Women’s incarceration in Latin America has increased dramatically over the last two decades. Not only have the sheer numbers increased, but the percentage of females in the overall prison population has also risen, and the rate of the ongoing increase in the size of the female prison population is alarming. Moreover, the number of women being put behind bars is growing much faster than the number of men.

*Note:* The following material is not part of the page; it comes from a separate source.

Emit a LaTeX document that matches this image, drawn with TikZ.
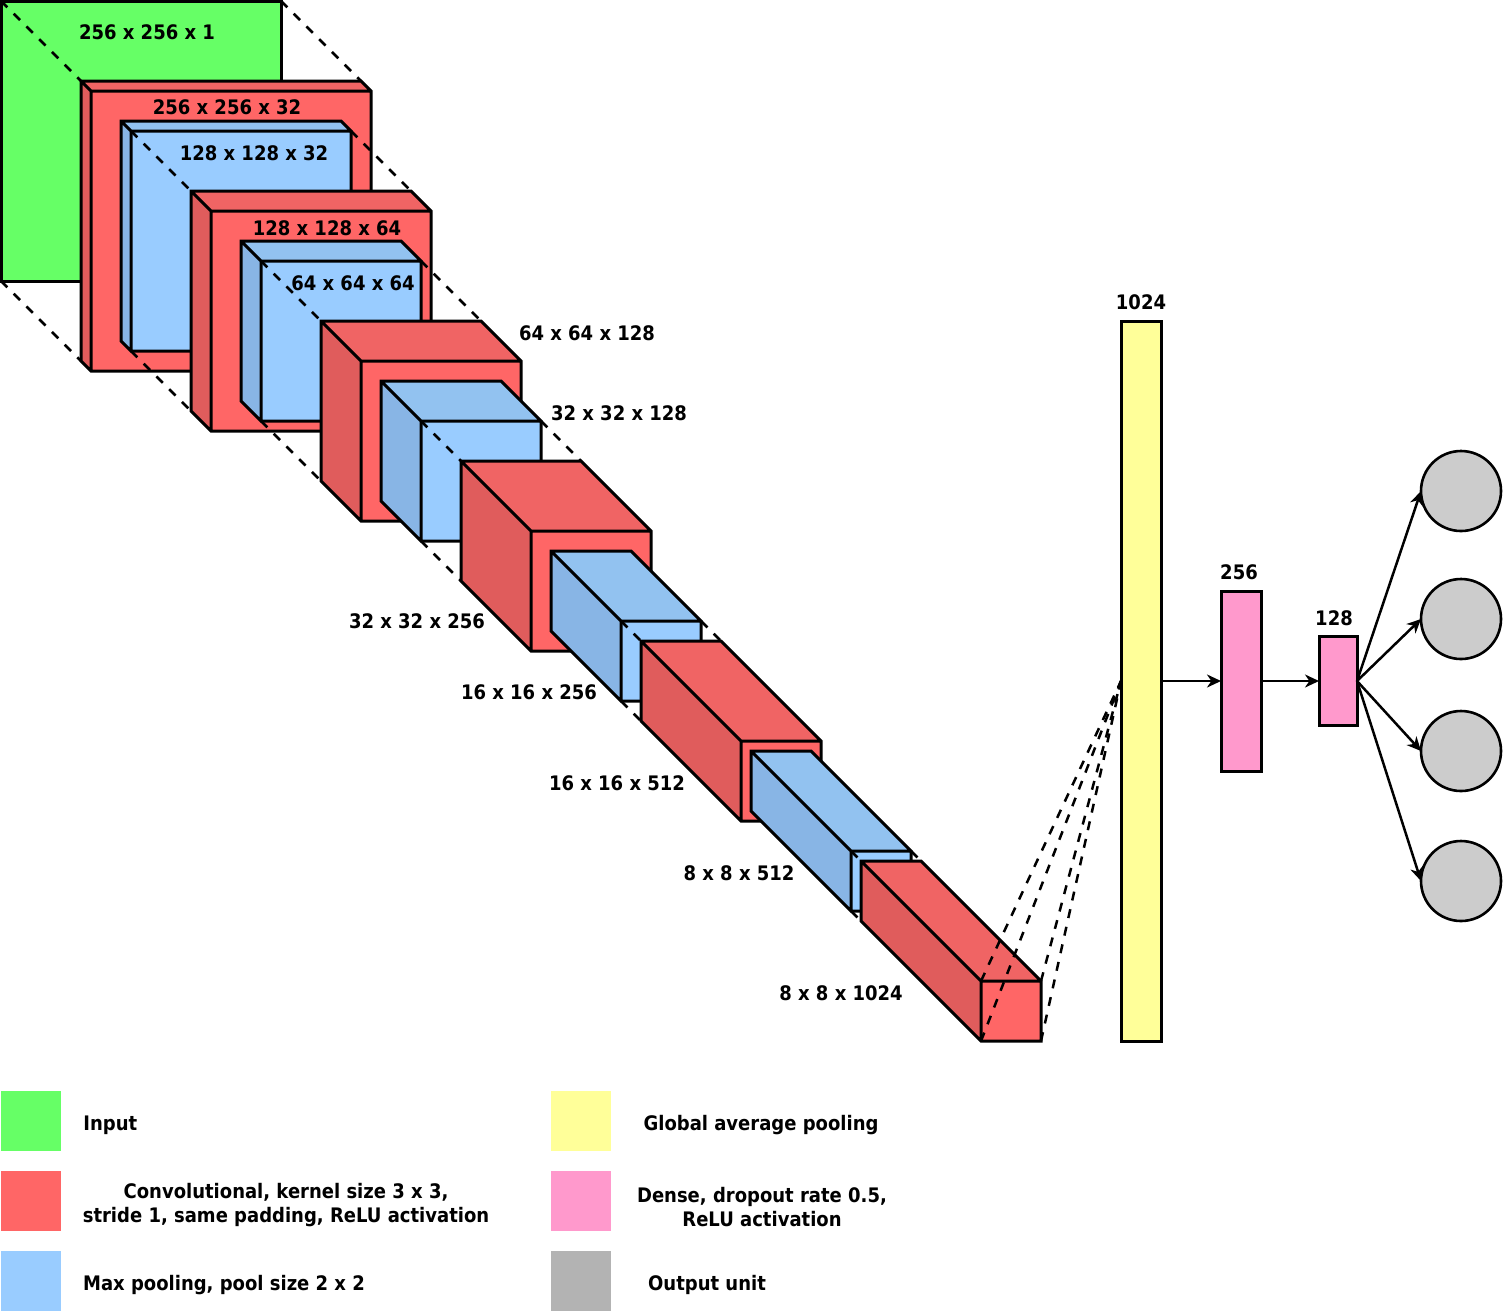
\documentclass[tikz,border=0pt]{standalone}
\usepackage{fontspec}
\setmainfont{DejaVu Sans}[FakeStretch=0.9]
\usetikzlibrary{arrows.meta}

\definecolor{inputgreen}{HTML}{66FF66}
\definecolor{convfront}{HTML}{FF6666}
\definecolor{convtop}{HTML}{F06464}
\definecolor{convside}{HTML}{E05C5C}
\definecolor{poolfront}{HTML}{99CCFF}
\definecolor{pooltop}{HTML}{92C2F0}
\definecolor{poolside}{HTML}{88B5E5}
\definecolor{gapyellow}{HTML}{FFFF99}
\definecolor{densepink}{HTML}{FF99CC}
\definecolor{outgray}{HTML}{CCCCCC}
\definecolor{keygray}{HTML}{B3B3B3}

% corner points of a cuboid: name, x, y (back top-left), size, depth
\newcommand\cubepts[5]{%
  \coordinate (#1-btl) at (#2,#3);
  \coordinate (#1-btr) at (#2+#4,#3);
  \coordinate (#1-bbl) at (#2,#3+#4);
  \coordinate (#1-ftl) at (#2+#5,#3+#5);
  \coordinate (#1-ftr) at (#2+#5+#4,#3+#5);
  \coordinate (#1-fbl) at (#2+#5,#3+#5+#4);
  \coordinate (#1-fbr) at (#2+#5+#4,#3+#5+#4);
}
% faces and edges of a cuboid: name, front, top, side colours
\newcommand\cubedraw[4]{%
  \fill[#4] (#1-btl)--(#1-ftl)--(#1-fbl)--(#1-bbl)--cycle;
  \fill[#3] (#1-btl)--(#1-btr)--(#1-ftr)--(#1-ftl)--cycle;
  \fill[#2] (#1-ftl) rectangle (#1-fbr);
  \draw[edge] (#1-btl)--(#1-btr)--(#1-ftr)--(#1-fbr)--(#1-fbl)--(#1-bbl)--cycle
    (#1-btl)--(#1-ftl)--(#1-ftr) (#1-ftl)--(#1-fbl);
}
% dashed projection lines from the front face of one block to the back face of the next
\newcommand\project[2]{%
  \draw[proj] (#1-ftl)--(#2-btl);
  \draw[proj] (#1-ftr)--(#2-btr);
  \draw[proj] (#1-fbl)--(#2-bbl);
  \draw[proj] (#1-fbr)--(#2-bbl-|#2-btr);
}

\begin{document}
\begin{tikzpicture}[x=0.5pt,y=-0.5pt,
  edge/.style={line width=1.5pt,line join=miter},
  proj/.style={line width=1.25pt,dash pattern=on 4.5pt off 4.5pt},
  lbl/.style={font=\fontsize{10}{12}\selectfont\bfseries,inner sep=0pt,text depth=0pt,align=center},
  bar/.style={draw,line width=1.5pt,inner sep=0pt,outer sep=0pt},
  unit/.style={circle,draw,line width=1.3pt,fill=outgray,minimum size=40pt,inner sep=0pt,outer sep=0pt},
  link/.style={line width=1.25pt,-{Stealth[length=7pt,width=6.5pt,inset=2.2pt]}},
  key/.style={minimum size=30pt,inner sep=0pt,anchor=north west}]

\useasboundingbox (0,0) rectangle (1504,1313);

% block geometry
\cubepts{c1}{81}{81}{280}{10}
\cubepts{p1}{121}{121}{220}{10}
\cubepts{c2}{191}{191}{220}{20}
\cubepts{p2}{241}{241}{160}{20}
\cubepts{c3}{321}{321}{160}{40}
\cubepts{p3}{381}{381}{120}{40}
\cubepts{c4}{461}{461}{120}{70}
\cubepts{p4}{551}{551}{80}{70}
\cubepts{c5}{641}{641}{80}{100}
\cubepts{p5}{751}{751}{60}{100}
\cubepts{c6}{861}{861}{60}{120}

% input image
\node[bar,fill=inputgreen,minimum size=140pt,anchor=north west] (input) at (1,1) {};
\draw[proj] (input.north west)--(c1-btl);
\draw[proj] (input.north east)--(c1-btr);
\draw[proj] (input.south west)--(c1-bbl);

% convolution / pooling stack
\cubedraw{c1}{convfront}{convtop}{convside}
\cubedraw{p1}{poolfront}{pooltop}{poolside}
\project{p1}{c2}
\cubedraw{c2}{convfront}{convtop}{convside}
\cubedraw{p2}{poolfront}{pooltop}{poolside}
\project{p2}{c3}
\cubedraw{c3}{convfront}{convtop}{convside}
\cubedraw{p3}{poolfront}{pooltop}{poolside}
\project{p3}{c4}
\cubedraw{c4}{convfront}{convtop}{convside}
\cubedraw{p4}{poolfront}{pooltop}{poolside}
\project{p4}{c5}
\cubedraw{c5}{convfront}{convtop}{convside}
\cubedraw{p5}{poolfront}{pooltop}{poolside}
\project{p5}{c6}
\cubedraw{c6}{convfront}{convtop}{convside}

% dense part
\node[bar,fill=gapyellow,minimum width=20pt,minimum height=360pt] (gap) at (1141,681) {};
\node[bar,fill=densepink,minimum width=20pt,minimum height=90pt] (d256) at (1241,681) {};
\node[bar,fill=densepink,minimum width=19pt,minimum height=44.5pt] (d128) at (1338,681) {};
\node[unit] (o1) at (1461,491) {};
\node[unit] (o2) at (1461,619) {};
\node[unit] (o3) at (1461,751) {};
\node[unit] (o4) at (1461,881) {};

\draw[proj] (c6-ftl)--(gap.west);
\draw[proj] (c6-ftr)--(gap.west);
\draw[proj] (c6-fbl)--(gap.west);
\draw[proj] (c6-fbr)--(gap.west);

\draw[link] (gap.east)--(d256.west);
\draw[link] (d256.east)--(d128.west);
\foreach \o in {o1,o2,o3,o4}
  \draw[link] (d128.east)--(\o.west);

% shape labels
\node[lbl] (l1) at (147,32) {256 x 256 x 1};
\node[lbl] (l2) at (227,107) {256 x 256 x 32};
\node[lbl] (l3) at (254,153) {128 x 128 x 32};
\node[lbl] (l4) at (327,228) {128 x 128 x 64};
\node[lbl] (l5) at (353,283) {64 x 64 x 64};
\node[lbl] (l6) at (587,333) {64 x 64 x 128};
\node[lbl] (l7) at (619,413) {32 x 32 x 128};
\node[lbl] (l8) at (417,621) {32 x 32 x 256};
\node[lbl] (l9) at (529,692) {16 x 16 x 256};
\node[lbl] (l10) at (617,783) {16 x 16 x 512};
\node[lbl] (l11) at (739,873) {8 x 8 x 512};
\node[lbl] (l12) at (841,993) {8 x 8 x 1024};
\node[lbl] (l13) at (1141,302) {1024};
\node[lbl] (l14) at (1239,572) {256};
\node[lbl] (l15) at (1334,618) {128};

% legend
\node[key,fill=inputgreen] (k1) at (1,1091) {};
\node[key,fill=convfront] (k2) at (1,1171) {};
\node[key,fill=poolfront] (k3) at (1,1251) {};
\node[key,fill=gapyellow] (k4) at (551,1091) {};
\node[key,fill=densepink] (k5) at (551,1171) {};
\node[key,fill=keygray] (k6) at (551,1251) {};
\node[lbl,anchor=west] (t1) at (83,1123) {Input};
\node[lbl] (t2) at (286,1203) {Convolutional, kernel size 3 x 3,\\stride 1, same padding, ReLU activation};
\node[lbl] (t3) at (224,1283) {Max pooling, pool size 2 x 2};
\node[lbl] (t4) at (761,1123) {Global average pooling};
\node[lbl] (t5) at (762,1207) {Dense, dropout rate 0.5,\\ReLU activation};
\node[lbl] (t6) at (707,1283) {Output unit};
\end{tikzpicture}
\end{document}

These trends cannot be explained by growth of the overall female population, or simply by the increase in the total number of prisoners. Rather, the driving force behind the data is the adoption of punitive drug laws that disproportionately affect women. In the majority of Latin American countries, drug-related crimes are the main cause of female incarceration. For instance, available data shows that in Argentina, Bolivia, Brazil, Chile, Colombia, Costa Rica, Ecuador, Mexico, Panama, Paraguay, Peru, and Venezuela, drug-related offenses are the most common offense for female prisoners. In sheer numbers, more men than women are incarcerated for drug-related offenses in Latin American countries. But the percentage of women imprisoned for that offense is almost always higher than the percentage of men. Data compiled by WOLA shows that in Brazil, Chile, Costa Rica, Panama and Peru, the proportion of women prisoners who are incarcerated for drug offenses is at least 30% higher than in the case of men imprisoned in those countries. The excessive use of pretrial detention is a primary factor contributing to the over-incarceration of women for drug offenses in Latin America. Research shows that more women than men are in pretrial detention for drug offenses in almost all of the countries studied.